V. How to Start Building Your Own Intelligent Lego
Step 1: Understand the Types of Bricks
Every intelligent system is built from a few fundamental kinds of “bricks,” each serving a different cognitive function.
Model Bricks: These are your thinking components — large language models, speech recognition, image understanding. They interpret, generate, and reason.
Tool Bricks: The hands of your system. APIs, databases, and platform connectors that allow your agent to take action in the real world.
Memory Bricks: The system’s long-term context — retrieval-augmented generation (RAG), vector databases, and logs that store what the agent has learned or seen before.
Logic Bricks: The decision-making core — planning, conditional execution, and reasoning loops that guide when and how other bricks are used.
When you understand these four categories, you start to see any intelligent workflow — from customer service automation to creative writing assistance — as a composition of modular functions rather than a monolithic app.
Step 2: Learn How Bricks Connect
The real creativity begins in how you connect the pieces.
Each connection method defines how information flows through the structure:
Prompt = Language Interface. The simplest connector — where one component’s output becomes another’s instruction.
Function Call = Structural Connection. When a model triggers an external process, this call acts as the stud that links language to action.
Context Memory = Shared State. The baseplate of your Lego system — it lets agents remember and coordinate, keeping the structure coherent over time.
Once you see these as universal interfaces, you realize you’re not programming; you’re describing relationships. You’re deciding how thought, action, and memory talk to one another.
Step 3: Start with a Small Agent
Begin small. You don’t need to build an entire cognitive city. Start with one “brick-sized” intelligent assistant — a self-contained agent that performs a single meaningful task:
An email assistant that drafts and classifies messages.
A knowledge retrieval agent that answers questions from your own notes or documents.

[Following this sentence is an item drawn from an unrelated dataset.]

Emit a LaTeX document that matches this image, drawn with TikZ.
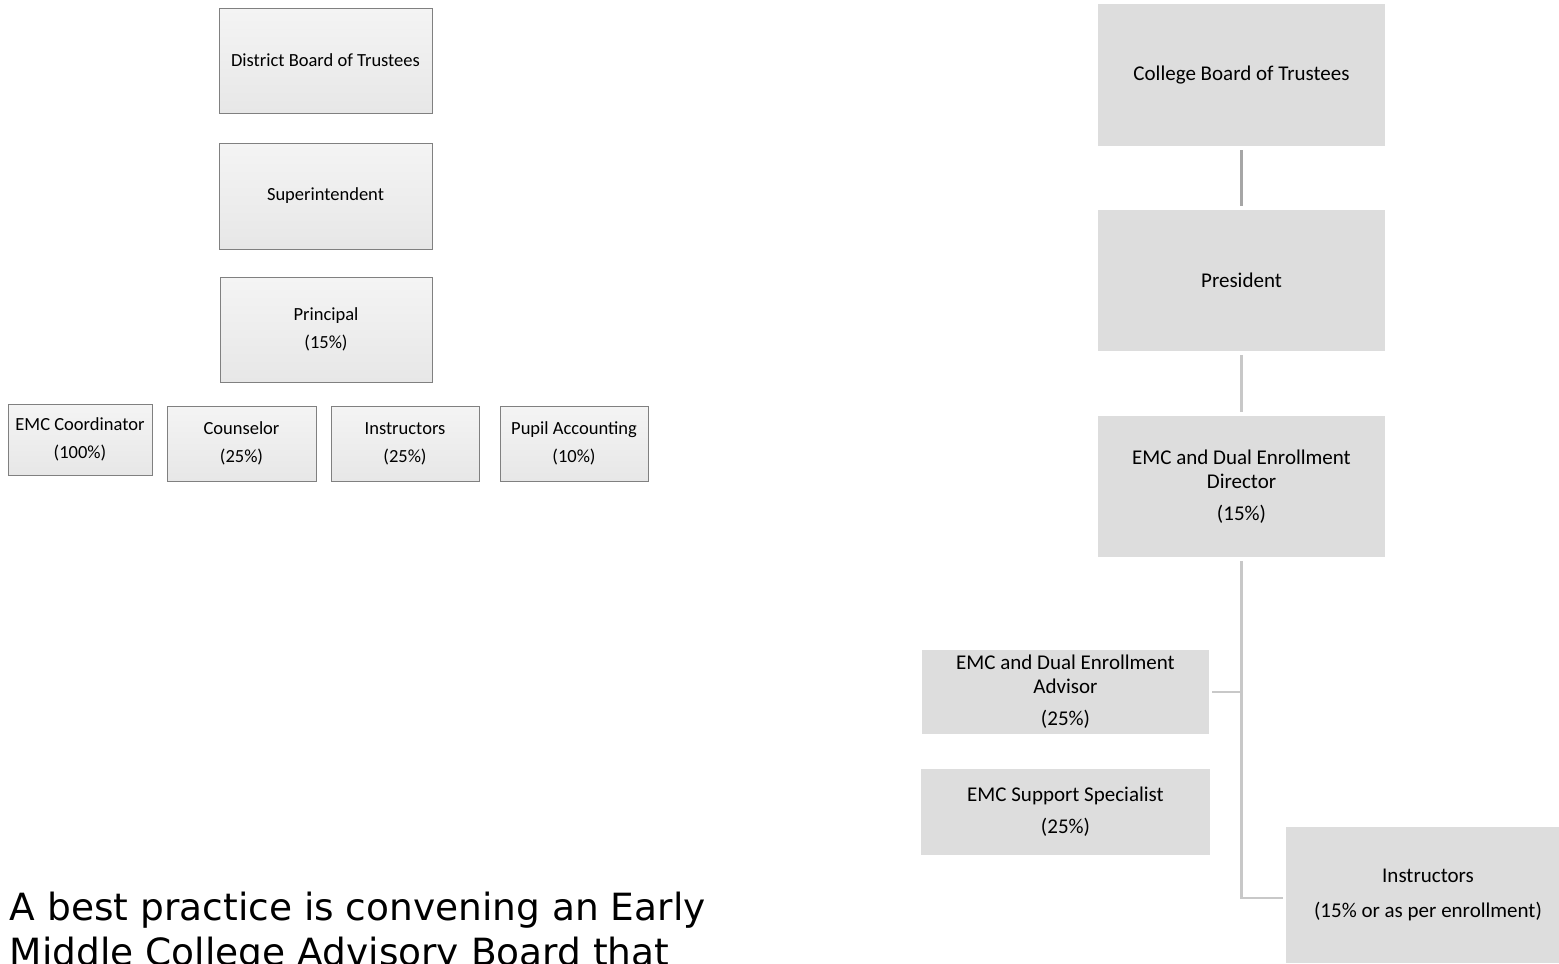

A research summarizer that organizes information from multiple sources.
A content publishing helper that formats and posts your writing automatically.
These are your first Lego pieces — simple, functional, and modular. Once you build one, you can connect it to another. Two or three agents can form a miniature ecosystem, collaborating through shared context or handoff logic.
“Each agent is a brick, and every brick can grow into an ecosystem.”
The goal is not to engineer software, but to learn how intelligence behaves when structured.
Like Lego, the more you build, the more patterns you discover.
Eventually, you stop seeing isolated functions and start seeing systems —
not code, but compositional intelligence coming to life through your design.
For those who has no computer science background
Many people assume that building intelligent systems requires a background in computer science, but the coming era may prove the opposite. Those who understand how ideas, processes, and people fit together — designers, teachers, managers, writers, scientists — often possess a natural sense of architecture. If they begin to experiment with intelligent components the way they once learned new creative tools, they may discover structures that engineers would never imagine. Because what matters now is not syntax, but composition — not coding, but the ability to see how pieces of thought and function can form living systems.
As a practical next step, I highly recommend exploring Andrew Ng’s new course on Agentic AI. It offers a clear and accessible introduction to how agents work, how they connect reasoning with tools, and how anyone — even without a computer science background — can start experimenting with these ideas. It’s an ideal bridge between theory and practice, and a perfect place to begin building your own intelligent Lego.